Retype only what runs from the first line of the listing to the line holding "['ENVO', 'FBbi', 'MOHSE', 'NBO', 'not-galen', 'SO', 'XP'];", both included. Do not retype the pictures.

╭──

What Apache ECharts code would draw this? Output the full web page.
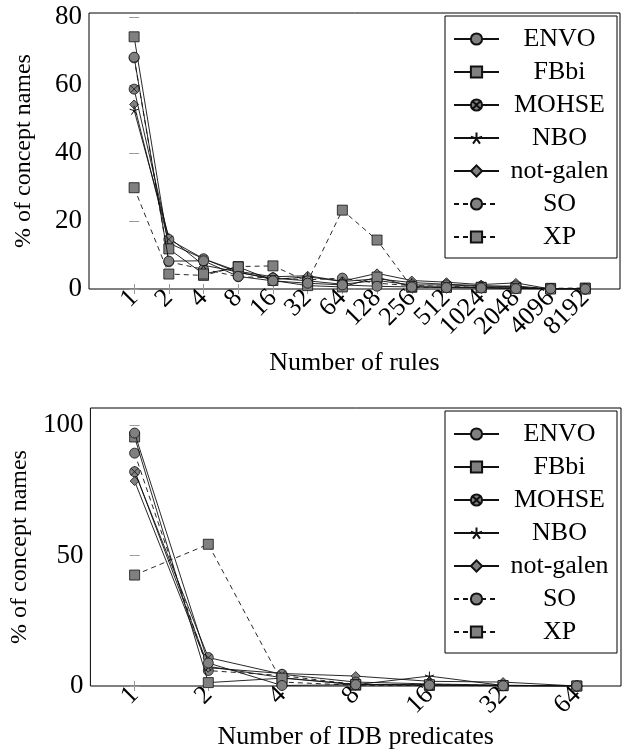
<!DOCTYPE html>
<html>
<head>
<meta charset="utf-8">
<script src="https://cdn.jsdelivr.net/npm/echarts@6/dist/echarts.min.js"></script>
<style>
  html, body { margin: 0; padding: 0; background: #fff; }
  #chart { width: 627px; height: 752px; }
</style>
</head>
<body>
<div id="chart"></div>
<script>
// names of the ontologies
const seriesNames = ['ENVO', 'FBbi', 'MOHSE', 'NBO', 'not-galen', 'SO', 'XP'];

// top chart: % of concept names by number of rules
const ruleLabels = ['1', '2', '4', '8', '16', '32', '64', '128', '256', '512', '1024', '2048', '4096', '8192'];
const rulesENVO = [68.2, 8.2, 8.3, 3.7, 2.4, 1.7, 1.2, 0.8, 0.6, 0.4, 0.3, 0.1, 0.1, 0];
const rulesFBbi = [74.2, 11.8, 4.4, 6.5, 2.5, 1.0, 0.6, 3.5, 0.7, 0.5, 0.4, 0.2, 0, 0];
const rulesMOHSE = [58.8, 14.6, 8.9, 4.8, 3.2, 2.4, 1.4, 2.5, 1.2, 1.2, 0.8, 0.9, 0, 0];
const rulesNBO = [52.6, 15.2, 7.0, 5.0, 2.8, 3.6, 2.2, 3.0, 1.9, 1.4, 1.0, 0.6, 0, 0];
const rulesNotGalen = [54.3, 13.5, 8.9, 5.2, 3.6, 3.9, 2.3, 4.6, 2.5, 2.0, 1.3, 1.8, 0, 0];
const rulesSO = [68.0, 8.0, 5.8, 3.6, 3.3, 2.7, 3.2, 1.7, 1.0, 0.8, 0.5, 0.3, 0.1, 0];
const rulesXP = [29.8, 4.4, 4.0, 6.6, 6.8, 2.2, 23.2, 14.4, 0.5, 0.6, 0.5, 0.5, 0.2, 0.3];
const rulesYTicks = [0, 20, 40, 60, 80];

// bottom chart: % of concept names by number of IDB predicates
const predLabels = ['1', '2', '4', '8', '16', '32', '64'];
const predENVO = [96.9, 8.8, 0.2, 0.5, 0.3, 0.1, 0];
const predFBbi = [95.4, 1.3, 3.0, 0.6, 0.5, 0.2, 0];
const predMOHSE = [82.1, 10.9, 4.5, 1.5, 0.8, 0.3, 0];
const predNBO = [82.5, 7.5, 3.2, 0.5, 3.8, 0.2, 0];
const predNotGalen = [78.5, 7.0, 4.8, 3.8, 1.8, 1.5, 0];
const predSO = [89.2, 5.9, 4.0, 0.6, 0.5, 0.2, 0];
const predXP = [42.5, 54.3, 1.5, 0.3, 0.2, 0.1, 0];
const predYTicks = [0, 50, 100];

const rulesData = [rulesENVO, rulesFBbi, rulesMOHSE, rulesNBO, rulesNotGalen, rulesSO, rulesXP];
const predData = [predENVO, predFBbi, predMOHSE, predNBO, predNotGalen, predSO, predXP];

const FONT = 'Liberation Serif';
const GRAY = '#808080';

// marks: circle, square, circle with x, star, diamond, circle (dashed), square (dashed)
const otimes = 'path://M20,10 A10,10 0 1,1 0,10 A10,10 0 1,1 20,10 Z M2.93,2.93 L17.07,17.07 M17.07,2.93 L2.93,17.07';
const star = 'path://M10,10 L10,0 M10,10 L19.51,6.91 M10,10 L15.88,18.09 M10,10 L4.12,18.09 M10,10 L0.49,6.91';
const marks = ['circle', 'rect', otimes, star, 'diamond', 'circle', 'rect'];
const markSize = [10, 10, 10, 9, 9, 10, 10];
const dashed = [false, false, false, false, false, true, true];

function makeSeries(data, axisIdx) {
  return data.map((vals, i) => ({
    name: seriesNames[i],
    type: 'line',
    xAxisIndex: axisIdx,
    yAxisIndex: axisIdx,
    data: vals.map((v, k) => [k, v]),
    symbol: marks[i],
    symbolSize: markSize[i],
    showAllSymbol: true,
    animation: false,
    lineStyle: { color: '#111', width: 0.9, type: dashed[i] ? [5, 4] : 'solid' },
    itemStyle: i === 3
      ? { color: 'rgba(0,0,0,0)', borderColor: '#111', borderWidth: 1 }
      : { color: GRAY, borderColor: '#111', borderWidth: 0.8 },
    z: 10 - i
  }));
}

const tickIdx = n => Array.from({ length: n }, (_, k) => k);

// labels are split on two bottom axes (even / odd) so the rotated labels never get hidden
function labelStyle(labels, values) {
  return {
    customValues: values, rotate: 45, margin: 5,
    fontFamily: FONT, fontSize: 26, color: '#000',
    formatter: v => labels[Math.round(v)]
  };
}

function xAxes(gridIndex, labels, min, max, nameText, nameGap) {
  const ticks = tickIdx(labels.length);
  return [{
    type: 'value', gridIndex, min, max, position: 'bottom',
    name: nameText, nameLocation: 'middle', nameGap,
    nameTextStyle: { fontFamily: FONT, fontSize: 26, color: '#000' },
    axisLine: { show: false },
    axisTick: { inside: true, length: 5, customValues: ticks, lineStyle: { color: '#999' } },
    axisLabel: labelStyle(labels, ticks.filter(k => k % 2 === 0)),
    splitLine: { show: false }
  }, {
    type: 'value', gridIndex, min, max, position: 'top',
    axisLine: { show: false },
    axisTick: { inside: true, length: 5, customValues: ticks, lineStyle: { color: '#999' } },
    axisLabel: { show: false },
    splitLine: { show: false }
  }];
}

function oddLabelAxis(gridIndex, labels, min, max) {
  const ticks = tickIdx(labels.length);
  return {
    type: 'value', gridIndex, min, max, position: 'bottom', offset: 0,
    axisLine: { show: false },
    axisTick: { show: false },
    axisLabel: labelStyle(labels, ticks.filter(k => k % 2 === 1)),
    splitLine: { show: false }
  };
}

function yAxes(gridIndex, ticks, max, nameGap) {
  return [{
    type: 'value', gridIndex, min: 0, max, position: 'left',
    name: '% of concept names', nameLocation: 'middle', nameGap,
    nameTextStyle: { fontFamily: FONT, fontSize: 24, color: '#000' },
    axisLine: { show: false },
    axisTick: { inside: true, length: 5, customValues: ticks, lineStyle: { color: '#999' } },
    axisLabel: { customValues: ticks, margin: 7, fontFamily: FONT, fontSize: 27, color: '#000' },
    splitLine: { show: false }
  }, {
    type: 'value', gridIndex, min: 0, max, position: 'right',
    axisLine: { show: false },
    axisTick: { inside: true, length: 5, customValues: ticks, lineStyle: { color: '#999' } },
    axisLabel: { show: false },
    splitLine: { show: false }
  }];
}

function legendAt(top) {
  return {
    orient: 'vertical', left: 445, top,
    data: seriesNames,
    itemWidth: 45, itemHeight: 14, itemGap: 7,
    padding: [10, 2, 8, 8],
    borderColor: '#000', borderWidth: 1, backgroundColor: '#fff',
    selectedMode: false,
    formatter: '{t|{name}}',
    textStyle: {
      rich: { t: { width: 111, align: 'center', fontFamily: FONT, fontSize: 26, lineHeight: 24, color: '#000' } }
    }
  };
}

const chart = echarts.init(document.getElementById('chart'), null, { renderer: 'canvas' });

const rulesMin = -1.3, rulesMax = 14.0;
const predMin = -0.6, predMax = 6.6;

chart.setOption({
  backgroundColor: '#fff',
  animation: false,
  grid: [
    { left: 89, right: 7, top: 13, bottom: 463, show: true, borderColor: '#000', borderWidth: 1 },
    { left: 87, right: 6, top: 408, bottom: 66, show: true, borderColor: '#000', borderWidth: 1 }
  ],
  xAxis: [
    ...xAxes(0, ruleLabels, rulesMin, rulesMax, 'Number of rules', 61),
    ...xAxes(1, predLabels, predMin, predMax, 'Number of IDB predicates', 38),
    oddLabelAxis(0, ruleLabels, rulesMin, rulesMax),
    oddLabelAxis(1, predLabels, predMin, predMax)
  ],
  yAxis: [
    ...yAxes(0, rulesYTicks, 81.2, 53),
    ...yAxes(1, predYTicks, 106.5, 53)
  ],
  legend: [legendAt(16), legendAt(411)],
  series: [...makeSeries(rulesData, 0), ...makeSeries(predData, 2)]
});
</script>
</body>
</html>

╰──

Complete output:
What Apache ECharts code would draw this? Output the full web page.
<!DOCTYPE html>
<html>
<head>
<meta charset="utf-8">
<script src="https://cdn.jsdelivr.net/npm/echarts@6/dist/echarts.min.js"></script>
<style>
  html, body { margin: 0; padding: 0; background: #fff; }
  #chart { width: 627px; height: 752px; }
</style>
</head>
<body>
<div id="chart"></div>
<script>
// names of the ontologies
const seriesNames = ['ENVO', 'FBbi', 'MOHSE', 'NBO', 'not-galen', 'SO', 'XP'];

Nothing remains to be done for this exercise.